Figure scripts
====

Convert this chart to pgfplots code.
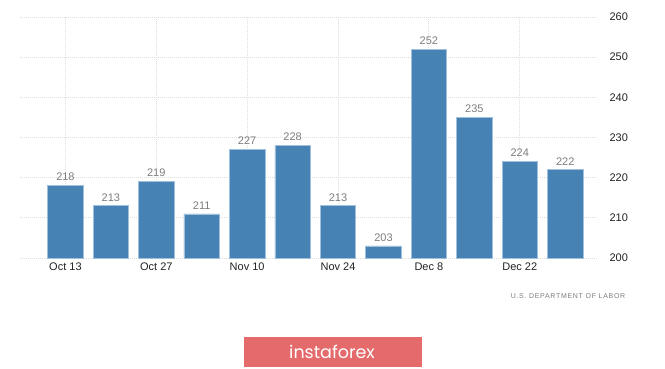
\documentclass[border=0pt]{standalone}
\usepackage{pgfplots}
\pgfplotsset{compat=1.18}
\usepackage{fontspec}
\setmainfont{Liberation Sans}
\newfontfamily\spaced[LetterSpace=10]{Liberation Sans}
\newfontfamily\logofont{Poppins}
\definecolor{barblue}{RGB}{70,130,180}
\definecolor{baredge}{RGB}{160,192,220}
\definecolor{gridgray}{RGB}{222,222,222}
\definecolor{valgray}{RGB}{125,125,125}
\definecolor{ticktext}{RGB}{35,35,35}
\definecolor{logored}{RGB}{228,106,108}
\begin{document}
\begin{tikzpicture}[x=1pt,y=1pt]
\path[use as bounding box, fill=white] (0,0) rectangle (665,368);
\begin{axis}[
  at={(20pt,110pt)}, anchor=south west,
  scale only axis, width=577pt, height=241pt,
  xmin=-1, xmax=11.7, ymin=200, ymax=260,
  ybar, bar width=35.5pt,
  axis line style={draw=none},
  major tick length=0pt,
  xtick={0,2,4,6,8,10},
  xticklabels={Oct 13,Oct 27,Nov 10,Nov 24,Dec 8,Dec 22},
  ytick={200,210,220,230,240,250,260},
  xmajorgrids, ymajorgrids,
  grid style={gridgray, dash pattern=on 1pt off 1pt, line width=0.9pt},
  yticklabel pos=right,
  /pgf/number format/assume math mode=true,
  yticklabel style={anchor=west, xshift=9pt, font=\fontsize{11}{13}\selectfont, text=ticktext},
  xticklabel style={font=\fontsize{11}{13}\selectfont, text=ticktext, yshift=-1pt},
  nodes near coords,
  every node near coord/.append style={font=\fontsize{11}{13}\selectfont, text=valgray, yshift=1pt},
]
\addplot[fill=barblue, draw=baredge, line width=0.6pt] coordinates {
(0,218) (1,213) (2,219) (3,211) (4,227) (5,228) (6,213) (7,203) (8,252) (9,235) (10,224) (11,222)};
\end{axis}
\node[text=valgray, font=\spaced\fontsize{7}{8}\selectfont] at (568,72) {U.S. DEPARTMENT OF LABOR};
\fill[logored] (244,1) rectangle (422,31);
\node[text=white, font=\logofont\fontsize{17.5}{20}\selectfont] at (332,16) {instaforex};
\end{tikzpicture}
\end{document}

====

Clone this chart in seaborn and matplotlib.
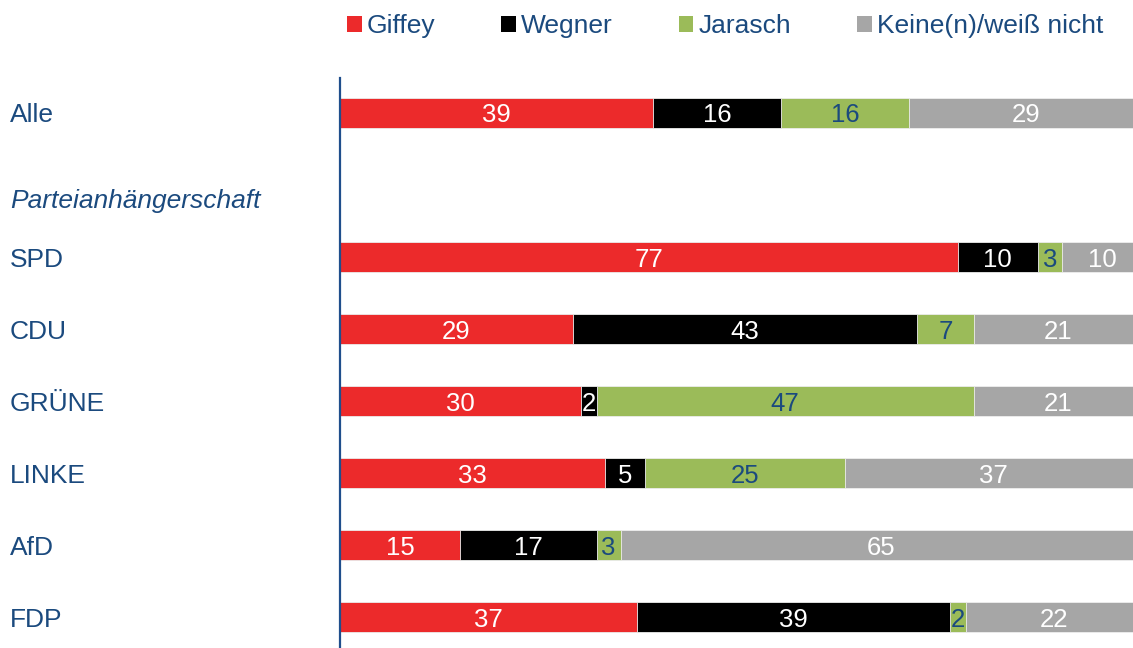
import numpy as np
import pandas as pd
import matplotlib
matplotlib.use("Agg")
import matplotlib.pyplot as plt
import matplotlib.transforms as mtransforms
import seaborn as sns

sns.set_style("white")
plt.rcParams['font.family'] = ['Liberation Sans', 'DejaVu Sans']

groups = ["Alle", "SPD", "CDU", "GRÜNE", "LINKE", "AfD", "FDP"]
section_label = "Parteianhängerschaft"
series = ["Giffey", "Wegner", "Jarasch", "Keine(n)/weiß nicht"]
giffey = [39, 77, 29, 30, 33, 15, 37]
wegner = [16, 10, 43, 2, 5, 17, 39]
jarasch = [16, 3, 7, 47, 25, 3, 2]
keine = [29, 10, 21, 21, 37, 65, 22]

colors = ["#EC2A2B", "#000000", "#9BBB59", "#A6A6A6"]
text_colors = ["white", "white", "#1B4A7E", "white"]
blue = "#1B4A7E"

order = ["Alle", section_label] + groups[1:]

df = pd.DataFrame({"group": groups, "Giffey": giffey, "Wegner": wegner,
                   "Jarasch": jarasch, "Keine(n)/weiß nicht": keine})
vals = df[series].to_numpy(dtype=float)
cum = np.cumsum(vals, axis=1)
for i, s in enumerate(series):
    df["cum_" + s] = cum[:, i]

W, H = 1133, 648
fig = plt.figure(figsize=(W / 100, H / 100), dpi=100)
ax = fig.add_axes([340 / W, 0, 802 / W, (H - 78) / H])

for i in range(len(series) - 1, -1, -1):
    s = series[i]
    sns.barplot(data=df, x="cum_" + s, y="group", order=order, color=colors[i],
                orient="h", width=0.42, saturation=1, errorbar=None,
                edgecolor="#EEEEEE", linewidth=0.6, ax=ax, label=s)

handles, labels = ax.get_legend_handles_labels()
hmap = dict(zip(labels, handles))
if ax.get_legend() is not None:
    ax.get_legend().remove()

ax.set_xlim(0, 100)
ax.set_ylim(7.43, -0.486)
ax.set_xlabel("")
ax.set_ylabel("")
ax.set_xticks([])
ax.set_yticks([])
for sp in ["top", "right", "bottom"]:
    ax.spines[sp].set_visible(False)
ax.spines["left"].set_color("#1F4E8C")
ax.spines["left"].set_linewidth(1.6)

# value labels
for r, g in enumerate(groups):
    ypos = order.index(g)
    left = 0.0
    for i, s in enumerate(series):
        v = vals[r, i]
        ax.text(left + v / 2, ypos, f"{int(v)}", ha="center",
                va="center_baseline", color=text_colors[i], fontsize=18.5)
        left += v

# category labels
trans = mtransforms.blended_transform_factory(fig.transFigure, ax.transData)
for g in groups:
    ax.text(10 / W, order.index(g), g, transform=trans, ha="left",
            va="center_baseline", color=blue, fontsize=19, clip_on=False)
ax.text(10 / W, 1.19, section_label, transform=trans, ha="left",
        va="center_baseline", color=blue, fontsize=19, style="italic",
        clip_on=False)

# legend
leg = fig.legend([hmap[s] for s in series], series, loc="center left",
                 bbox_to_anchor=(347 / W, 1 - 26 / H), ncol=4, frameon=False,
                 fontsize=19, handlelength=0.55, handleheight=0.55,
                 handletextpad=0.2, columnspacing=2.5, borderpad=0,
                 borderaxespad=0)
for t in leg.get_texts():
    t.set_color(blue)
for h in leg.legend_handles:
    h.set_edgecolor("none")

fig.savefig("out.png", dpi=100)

====

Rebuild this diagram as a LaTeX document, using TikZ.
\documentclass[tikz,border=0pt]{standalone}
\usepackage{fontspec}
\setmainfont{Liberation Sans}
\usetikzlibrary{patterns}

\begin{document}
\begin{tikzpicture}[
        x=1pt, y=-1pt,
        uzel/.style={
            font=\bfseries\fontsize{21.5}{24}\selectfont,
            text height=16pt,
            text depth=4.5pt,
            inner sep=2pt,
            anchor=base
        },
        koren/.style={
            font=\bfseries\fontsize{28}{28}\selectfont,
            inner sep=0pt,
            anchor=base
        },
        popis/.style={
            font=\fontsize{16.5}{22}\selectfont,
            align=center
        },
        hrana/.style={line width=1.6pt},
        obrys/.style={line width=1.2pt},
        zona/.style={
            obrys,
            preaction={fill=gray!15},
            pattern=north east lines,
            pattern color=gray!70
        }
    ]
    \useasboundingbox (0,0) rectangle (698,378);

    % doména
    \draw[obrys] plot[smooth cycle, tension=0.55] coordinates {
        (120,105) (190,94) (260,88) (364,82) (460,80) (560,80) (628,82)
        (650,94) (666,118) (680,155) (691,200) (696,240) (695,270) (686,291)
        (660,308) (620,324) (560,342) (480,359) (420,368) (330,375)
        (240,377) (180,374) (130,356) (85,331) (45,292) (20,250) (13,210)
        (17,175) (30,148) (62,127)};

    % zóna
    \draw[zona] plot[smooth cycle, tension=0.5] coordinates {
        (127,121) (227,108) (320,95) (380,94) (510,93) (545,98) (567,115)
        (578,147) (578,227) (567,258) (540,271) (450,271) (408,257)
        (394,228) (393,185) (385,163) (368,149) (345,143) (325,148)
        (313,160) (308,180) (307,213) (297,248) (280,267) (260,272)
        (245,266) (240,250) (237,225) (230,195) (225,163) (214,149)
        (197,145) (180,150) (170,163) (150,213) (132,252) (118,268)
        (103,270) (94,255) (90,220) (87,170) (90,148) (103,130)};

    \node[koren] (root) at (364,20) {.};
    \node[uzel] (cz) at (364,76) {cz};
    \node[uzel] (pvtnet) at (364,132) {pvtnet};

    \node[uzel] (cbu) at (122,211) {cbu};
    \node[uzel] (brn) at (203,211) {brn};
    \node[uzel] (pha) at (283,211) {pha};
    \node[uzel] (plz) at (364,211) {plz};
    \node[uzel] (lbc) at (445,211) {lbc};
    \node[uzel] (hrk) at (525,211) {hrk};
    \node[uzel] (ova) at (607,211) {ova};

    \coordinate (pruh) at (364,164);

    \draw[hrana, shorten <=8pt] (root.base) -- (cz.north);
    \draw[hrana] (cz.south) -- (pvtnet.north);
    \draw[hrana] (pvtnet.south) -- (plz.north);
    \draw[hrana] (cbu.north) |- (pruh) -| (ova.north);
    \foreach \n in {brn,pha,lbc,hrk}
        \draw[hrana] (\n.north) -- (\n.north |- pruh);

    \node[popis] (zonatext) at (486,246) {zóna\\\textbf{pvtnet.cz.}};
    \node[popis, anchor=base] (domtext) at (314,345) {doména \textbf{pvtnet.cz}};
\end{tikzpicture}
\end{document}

====

* [WHAT IS ASKED]: Copy every line above that includes the string "matplotlib".

* [THE ANSWER]:
Clone this chart in seaborn and matplotlib.
import matplotlib
matplotlib.use("Agg")
import matplotlib.pyplot as plt
import matplotlib.transforms as mtransforms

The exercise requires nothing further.